LIMA — She never saw the deer, but Samantha McDonnell saw the $384 ticket and $2,100 mechanics bill that flashed on the screen Thursday.
“I did not know there would be deer or pedestrians jumping out. I was focusing on the road,” the Rhodes State College student from Cridersville said after a try on a distracted driver simulator set up on campus Thursday.
Along with darting deer, vehicles ran red lights, other vehicles failed to stop at traffic lights and a pesky voice (a supposed passenger) urged drivers to answer text messages.
“The girl just kept wanting me to blow stop signs and go faster and call and text,” McDonnell said. “She was annoying enough. I just wanted to tell her to ‘shut up, I am driving.’”
Drivers sat down behind the wheel and watched the road on a computer monitor. The worst, McDonnell said, was when a police officer appeared behind her. The simulator came thanks to the Lima-Allen County Regional Planning Commission.
“It is pretty realistic,” said Jeff Osborne, of Lima Memorial Health Systems’ Level 2 trauma department. Osborne was on hand to get students started on the simulator. “I do think it is a very honest portrayal of it.”
Amy Livchak, coordinator of student activities, said Thursday was good timing for the activity, as spring break begins after today, and many students will be hitting the road.
Under a new state law, people under age 18 can be stopped and cited for texting while driving. It is a secondary offense for those over 18.

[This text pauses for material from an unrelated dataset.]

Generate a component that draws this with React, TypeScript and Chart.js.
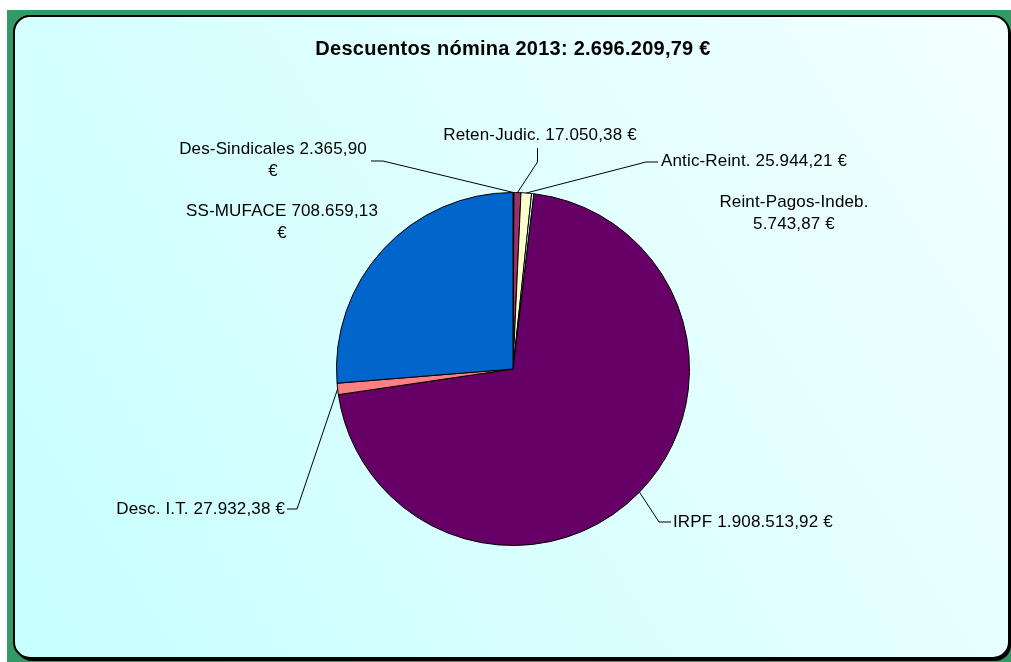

Driving was going well for OSU-Lima student Joseph Steiner, of Rockford, until another vehicle ran a red light and hit him. It was game over and a hefty cost to fix his vehicle.

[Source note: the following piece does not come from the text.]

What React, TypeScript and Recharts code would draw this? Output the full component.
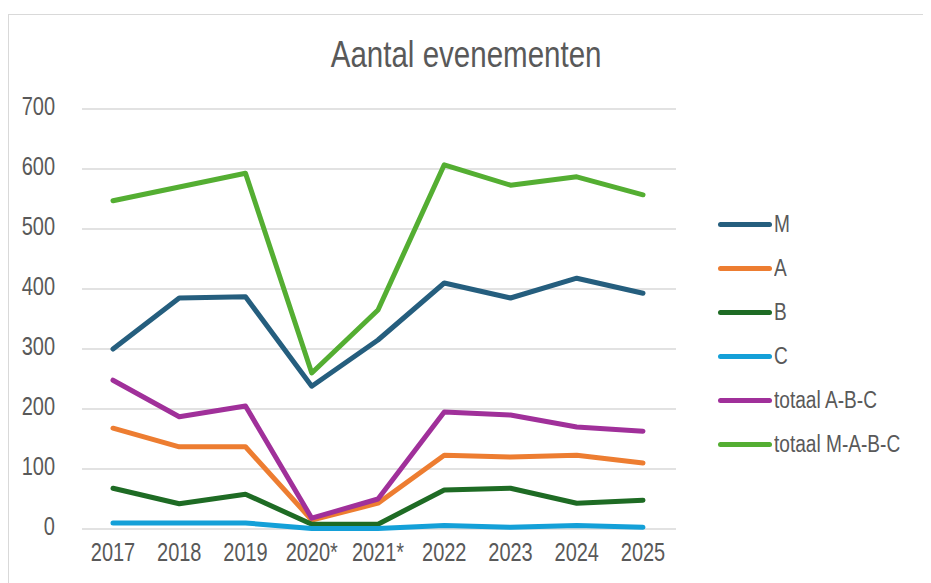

“I tried to stop, but I couldn’t in time,” he said.
Steiner said the simulator reminds drivers of the problems, like the vehicle that hit him, that can happen without notice. Steiner didn’t listen to his “passenger” telling him to send a text. He avoids texting on the real road, too.
“I usually wait to text. If it is important, I will pull off to the side,” he said. “I have a girlfriend who worries about me. To ease her mind, I just save it for later. There is a time and place for everything. I would rather be safe than sorry.”
Zach Kreischer, an OSU-Lima student from Van Wert, didn’t text either, but did make a quick call while at a stop sign. He said he is more apt to text while driving if he is alone, but not when a passenger’s life is in danger. Kreisher said the simulator puts things in perspective.
“It helped me be aware of what is going on,” he said. “If something happens in real life, it is too late. In a simulator, you can think about it later.”